::: DATA EXCERPT :::

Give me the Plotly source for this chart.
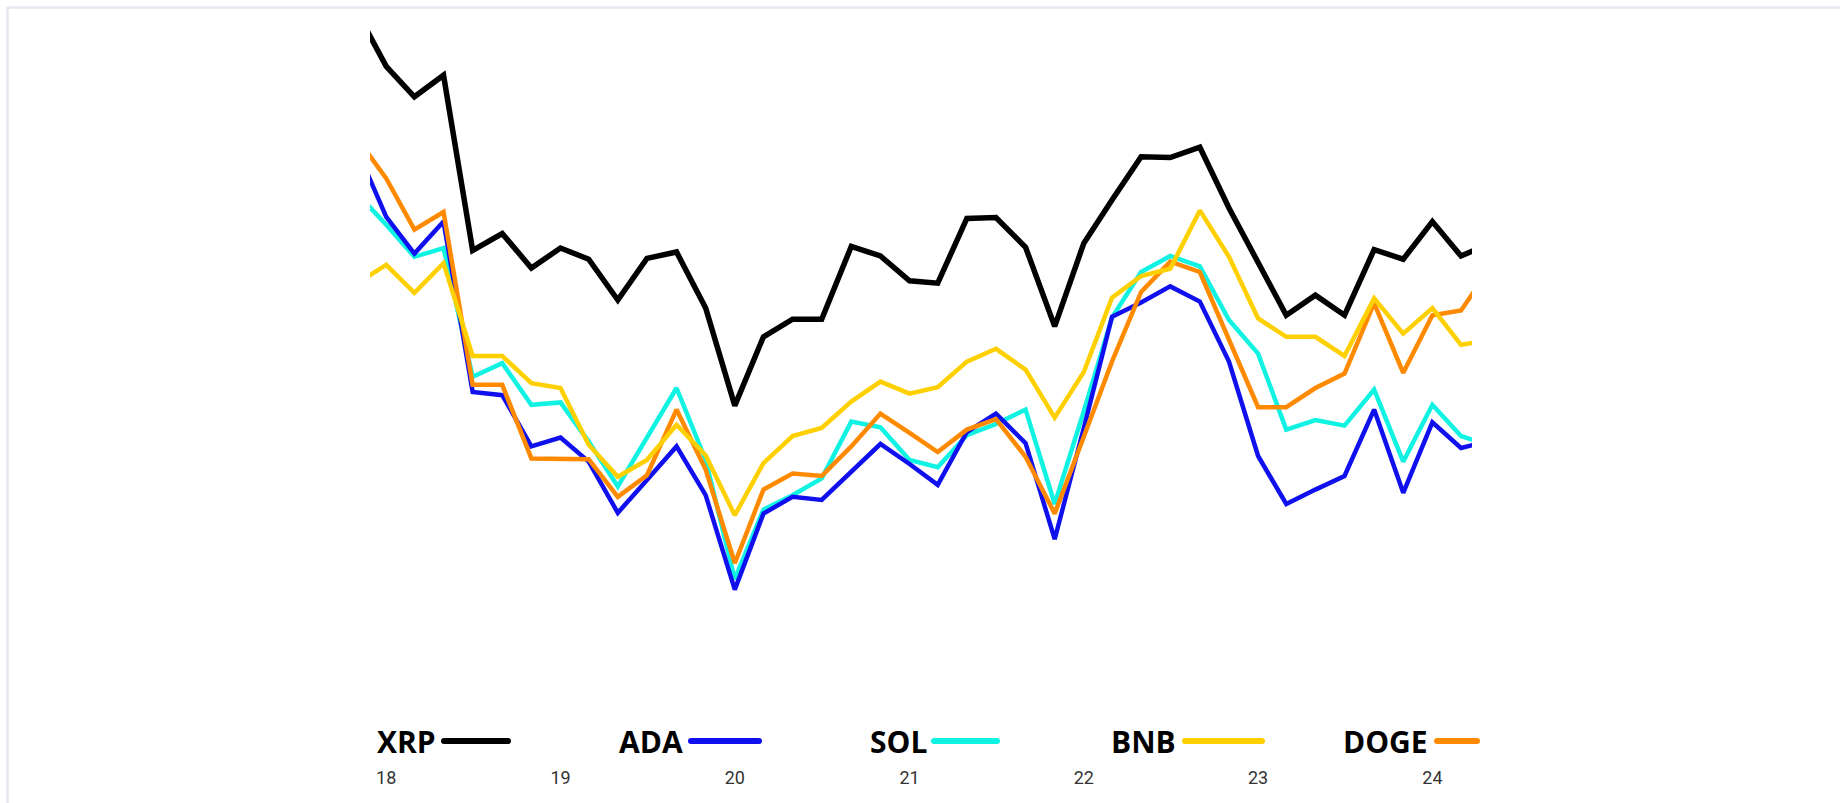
import plotly.graph_objects as go

# ---------------- data ----------------
dates = [
    "2017-11-01",
    "2018-01-01", "2018-03-01", "2018-05-01", "2018-07-01", "2018-09-01", "2018-11-01",
    "2019-01-01", "2019-03-01", "2019-05-01", "2019-07-01", "2019-09-01", "2019-11-01",
    "2020-01-01", "2020-03-01", "2020-05-01", "2020-07-01", "2020-09-01", "2020-11-01",
    "2021-01-01", "2021-03-01", "2021-05-01", "2021-07-01", "2021-09-01", "2021-11-01",
    "2022-01-01", "2022-03-01", "2022-05-01", "2022-07-01", "2022-09-01", "2022-11-01",
    "2023-01-01", "2023-03-01", "2023-05-01", "2023-07-01", "2023-09-01", "2023-11-01",
    "2024-01-01", "2024-03-01", "2024-05-01",
]

xrp = [98.5, 91.7, 87.9, 90.6, 68.7, 70.8, 66.5, 69.0, 67.6, 62.5, 67.7, 68.5, 61.5, 49.3,
       57.9, 60.1, 60.1, 69.2, 68.0, 64.9, 64.6, 72.7, 72.8, 69.1, 59.2, 69.6, 75.0, 80.4,
       80.3, 81.6, 74.0, 67.3, 60.6, 63.1, 60.6, 68.8, 67.6, 72.3, 68.0, 69.6]
ada = [81.3, 72.9, 68.3, 72.3, 51.0, 50.6, 44.2, 45.3, 42.3, 35.9, 40.0, 44.2, 38.1, 26.3,
       35.8, 37.9, 37.5, 41.1, 44.5, 42.0, 39.4, 46.0, 48.3, 44.6, 32.6, 46.5, 60.4, 62.2,
       64.2, 62.3, 54.8, 43.0, 37.0, 38.8, 40.5, 48.8, 38.4, 47.2, 44.0, 44.9]
sol = [75.8, 71.9, 67.9, 69.0, 52.9, 54.6, 49.4, 49.7, 44.8, 39.2, 45.3, 51.5, 42.5, 27.6,
       36.3, 38.1, 40.2, 47.3, 46.6, 42.5, 41.6, 45.6, 47.0, 48.8, 37.0, 48.6, 60.3, 66.0,
       68.0, 66.7, 60.0, 55.8, 46.3, 47.5, 46.8, 51.3, 42.3, 49.4, 45.5, 44.3]
bnb = [64.6, 66.9, 63.4, 67.1, 55.5, 55.5, 52.1, 51.5, 44.4, 40.4, 42.5, 46.9, 43.1, 35.6,
       42.1, 45.5, 46.5, 49.8, 52.3, 50.8, 51.6, 54.8, 56.4, 53.8, 47.8, 53.5, 62.8, 65.5,
       66.4, 73.7, 67.9, 60.2, 57.9, 57.9, 55.5, 62.7, 58.3, 61.5, 56.9, 57.5]
doge = [82.7, 77.7, 71.3, 73.5, 51.9, 51.9, 42.7, 42.7, 42.6, 37.9, 40.6, 48.8, 41.3, 29.6,
        38.8, 40.8, 40.5, 44.2, 48.3, 45.9, 43.5, 46.3, 47.6, 42.9, 35.8, 45.4, 54.8, 63.5,
        67.3, 66.0, 57.5, 49.1, 49.1, 51.5, 53.3, 62.1, 53.4, 60.6, 61.2, 66.5]

series_names = ["XRP", "ADA", "SOL", "BNB", "DOGE"]
series_values = {"XRP": xrp, "ADA": ada, "SOL": sol, "BNB": bnb, "DOGE": doge}
tick_vals = ["2018-01-01", "2019-01-01", "2020-01-01", "2021-01-01",
             "2022-01-01", "2023-01-01", "2024-01-01"]
tick_text = ["18", "19", "20", "21", "22", "23", "24"]

# ---------------- styling ----------------
colors = {"XRP": "#000000", "ADA": "#1010ee", "SOL": "#10f2e2", "BNB": "#ffd000", "DOGE": "#ff8a00"}
widths = {"XRP": 5.5, "ADA": 4.5, "SOL": 4.5, "BNB": 4.5, "DOGE": 4.5}
draw_order = ["SOL", "ADA", "DOGE", "BNB", "XRP"]

W, H = 1840, 803
PL, PR, PT, PB = 370, 1472, 8, 765


def fx(p):
    return (p - PL) / (PR - PL)


def fy(p):
    return (PB - p) / (PB - PT)


fig = go.Figure()
for name in draw_order:
    fig.add_trace(go.Scatter(
        x=dates, y=series_values[name], mode="lines", name=name,
        line=dict(color=colors[name], width=widths[name]),
        showlegend=False,
    ))

# custom legend (text followed by a line sample with rounded ends)
legend_pos = {  # text right edge, line start, line end (pixels)
    "XRP": (438, 444, 508),
    "ADA": (685, 691, 759),
    "SOL": (929, 934, 997),
    "BNB": (1178, 1185, 1262),
    "DOGE": (1430, 1437, 1477),
}
legend_y = 741
lw = 6
annotations = []
shapes = []
for name in series_names:
    tr, l0, l1 = legend_pos[name]
    annotations.append(dict(
        x=fx(tr), y=fy(legend_y), xref="paper", yref="paper",
        text=f"<b>{name}</b>", showarrow=False, xanchor="right", yanchor="middle",
        font=dict(family="Open Sans, sans-serif", size=30, color="#000000"),
    ))
    shapes.append(dict(
        type="line", xref="paper", yref="paper",
        x0=fx(l0), x1=fx(l1), y0=fy(legend_y), y1=fy(legend_y),
        line=dict(color=colors[name], width=lw),
    ))
    for cx in (l0, l1):
        shapes.append(dict(
            type="circle", xref="paper", yref="paper",
            x0=fx(cx - lw / 2), x1=fx(cx + lw / 2),
            y0=fy(legend_y + lw / 2), y1=fy(legend_y - lw / 2),
            fillcolor=colors[name], line=dict(width=0),
        ))

# light frame
frame_col = "#e3e8ee"
shapes.append(dict(type="line", xref="paper", yref="paper", x0=fx(7), x1=fx(1845),
                   y0=fy(7.5), y1=fy(7.5), line=dict(color=frame_col, width=2.5)))
shapes.append(dict(type="line", xref="paper", yref="paper", x0=fx(7.5), x1=fx(7.5),
                   y0=fy(7), y1=fy(810), line=dict(color=frame_col, width=2.5)))

fig.update_layout(
    width=W, height=H,
    margin=dict(l=PL, r=W - PR, t=PT, b=H - PB, pad=0),
    paper_bgcolor="#ffffff", plot_bgcolor="#ffffff",
    showlegend=False,
    xaxis=dict(
        type="date", range=["2017-11-28", "2024-03-24"],
        tickvals=tick_vals, ticktext=tick_text,
        showgrid=False, zeroline=False, showline=False, ticks="",
        tickfont=dict(family="Liberation Sans Narrow, Roboto, sans-serif", size=18, color="#333333"),
    ),
    yaxis=dict(range=[100 - PB / 8, 100 - PT / 8], visible=False, showgrid=False, zeroline=False),
    annotations=annotations,
    shapes=shapes,
)

fig.write_html(
    "out.html",
    config={"displayModeBar": False},
    post_script="document.body.style.margin='0';document.body.style.overflow='hidden';",
)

:::

Return all of the data exactly as written, and drop the pictures.

Give me the Plotly source for this chart.
import plotly.graph_objects as go

# ---------------- data ----------------
dates = [
    "2017-11-01",
    "2018-01-01", "2018-03-01", "2018-05-01", "2018-07-01", "2018-09-01", "2018-11-01",
    "2019-01-01", "2019-03-01", "2019-05-01", "2019-07-01", "2019-09-01", "2019-11-01",
    "2020-01-01", "2020-03-01", "2020-05-01", "2020-07-01", "2020-09-01", "2020-11-01",
    "2021-01-01", "2021-03-01", "2021-05-01", "2021-07-01", "2021-09-01", "2021-11-01",
    "2022-01-01", "2022-03-01", "2022-05-01", "2022-07-01", "2022-09-01", "2022-11-01",
    "2023-01-01", "2023-03-01", "2023-05-01", "2023-07-01", "2023-09-01", "2023-11-01",
    "2024-01-01", "2024-03-01", "2024-05-01",
]

xrp = [98.5, 91.7, 87.9, 90.6, 68.7, 70.8, 66.5, 69.0, 67.6, 62.5, 67.7, 68.5, 61.5, 49.3,
       57.9, 60.1, 60.1, 69.2, 68.0, 64.9, 64.6, 72.7, 72.8, 69.1, 59.2, 69.6, 75.0, 80.4,
       80.3, 81.6, 74.0, 67.3, 60.6, 63.1, 60.6, 68.8, 67.6, 72.3, 68.0, 69.6]
ada = [81.3, 72.9, 68.3, 72.3, 51.0, 50.6, 44.2, 45.3, 42.3, 35.9, 40.0, 44.2, 38.1, 26.3,
       35.8, 37.9, 37.5, 41.1, 44.5, 42.0, 39.4, 46.0, 48.3, 44.6, 32.6, 46.5, 60.4, 62.2,
       64.2, 62.3, 54.8, 43.0, 37.0, 38.8, 40.5, 48.8, 38.4, 47.2, 44.0, 44.9]
sol = [75.8, 71.9, 67.9, 69.0, 52.9, 54.6, 49.4, 49.7, 44.8, 39.2, 45.3, 51.5, 42.5, 27.6,
       36.3, 38.1, 40.2, 47.3, 46.6, 42.5, 41.6, 45.6, 47.0, 48.8, 37.0, 48.6, 60.3, 66.0,
       68.0, 66.7, 60.0, 55.8, 46.3, 47.5, 46.8, 51.3, 42.3, 49.4, 45.5, 44.3]
bnb = [64.6, 66.9, 63.4, 67.1, 55.5, 55.5, 52.1, 51.5, 44.4, 40.4, 42.5, 46.9, 43.1, 35.6,
       42.1, 45.5, 46.5, 49.8, 52.3, 50.8, 51.6, 54.8, 56.4, 53.8, 47.8, 53.5, 62.8, 65.5,
       66.4, 73.7, 67.9, 60.2, 57.9, 57.9, 55.5, 62.7, 58.3, 61.5, 56.9, 57.5]
doge = [82.7, 77.7, 71.3, 73.5, 51.9, 51.9, 42.7, 42.7, 42.6, 37.9, 40.6, 48.8, 41.3, 29.6,
        38.8, 40.8, 40.5, 44.2, 48.3, 45.9, 43.5, 46.3, 47.6, 42.9, 35.8, 45.4, 54.8, 63.5,
        67.3, 66.0, 57.5, 49.1, 49.1, 51.5, 53.3, 62.1, 53.4, 60.6, 61.2, 66.5]

series_names = ["XRP", "ADA", "SOL", "BNB", "DOGE"]
series_values = {"XRP": xrp, "ADA": ada, "SOL": sol, "BNB": bnb, "DOGE": doge}
tick_vals = ["2018-01-01", "2019-01-01", "2020-01-01", "2021-01-01",
             "2022-01-01", "2023-01-01", "2024-01-01"]
tick_text = ["18", "19", "20", "21", "22", "23", "24"]

# ---------------- styling ----------------
colors = {"XRP": "#000000", "ADA": "#1010ee", "SOL": "#10f2e2", "BNB": "#ffd000", "DOGE": "#ff8a00"}
widths = {"XRP": 5.5, "ADA": 4.5, "SOL": 4.5, "BNB": 4.5, "DOGE": 4.5}
draw_order = ["SOL", "ADA", "DOGE", "BNB", "XRP"]

W, H = 1840, 803
PL, PR, PT, PB = 370, 1472, 8, 765


def fx(p):
    return (p - PL) / (PR - PL)


def fy(p):
    return (PB - p) / (PB - PT)


fig = go.Figure()
for name in draw_order:
    fig.add_trace(go.Scatter(
        x=dates, y=series_values[name], mode="lines", name=name,
        line=dict(color=colors[name], width=widths[name]),
        showlegend=False,
    ))

# custom legend (text followed by a line sample with rounded ends)
legend_pos = {  # text right edge, line start, line end (pixels)
    "XRP": (438, 444, 508),
    "ADA": (685, 691, 759),
    "SOL": (929, 934, 997),
    "BNB": (1178, 1185, 1262),
    "DOGE": (1430, 1437, 1477),
}
legend_y = 741
lw = 6
annotations = []
shapes = []
for name in series_names:
    tr, l0, l1 = legend_pos[name]
    annotations.append(dict(
        x=fx(tr), y=fy(legend_y), xref="paper", yref="paper",
        text=f"<b>{name}</b>", showarrow=False, xanchor="right", yanchor="middle",
        font=dict(family="Open Sans, sans-serif", size=30, color="#000000"),
    ))
    shapes.append(dict(
        type="line", xref="paper", yref="paper",
        x0=fx(l0), x1=fx(l1), y0=fy(legend_y), y1=fy(legend_y),
        line=dict(color=colors[name], width=lw),
    ))
    for cx in (l0, l1):
        shapes.append(dict(
            type="circle", xref="paper", yref="paper",
            x0=fx(cx - lw / 2), x1=fx(cx + lw / 2),
            y0=fy(legend_y + lw / 2), y1=fy(legend_y - lw / 2),
            fillcolor=colors[name], line=dict(width=0),
        ))

# light frame
frame_col = "#e3e8ee"
shapes.append(dict(type="line", xref="paper", yref="paper", x0=fx(7), x1=fx(1845),
                   y0=fy(7.5), y1=fy(7.5), line=dict(color=frame_col, width=2.5)))
shapes.append(dict(type="line", xref="paper", yref="paper", x0=fx(7.5), x1=fx(7.5),
                   y0=fy(7), y1=fy(810), line=dict(color=frame_col, width=2.5)))

fig.update_layout(
    width=W, height=H,
    margin=dict(l=PL, r=W - PR, t=PT, b=H - PB, pad=0),
    paper_bgcolor="#ffffff", plot_bgcolor="#ffffff",
    showlegend=False,
    xaxis=dict(
        type="date", range=["2017-11-28", "2024-03-24"],
        tickvals=tick_vals, ticktext=tick_text,
        showgrid=False, zeroline=False, showline=False, ticks="",
        tickfont=dict(family="Liberation Sans Narrow, Roboto, sans-serif", size=18, color="#333333"),
    ),
    yaxis=dict(range=[100 - PB / 8, 100 - PT / 8], visible=False, showgrid=False, zeroline=False),
    annotations=annotations,
    shapes=shapes,
)

fig.write_html(
    "out.html",
    config={"displayModeBar": False},
    post_script="document.body.style.margin='0';document.body.style.overflow='hidden';",
)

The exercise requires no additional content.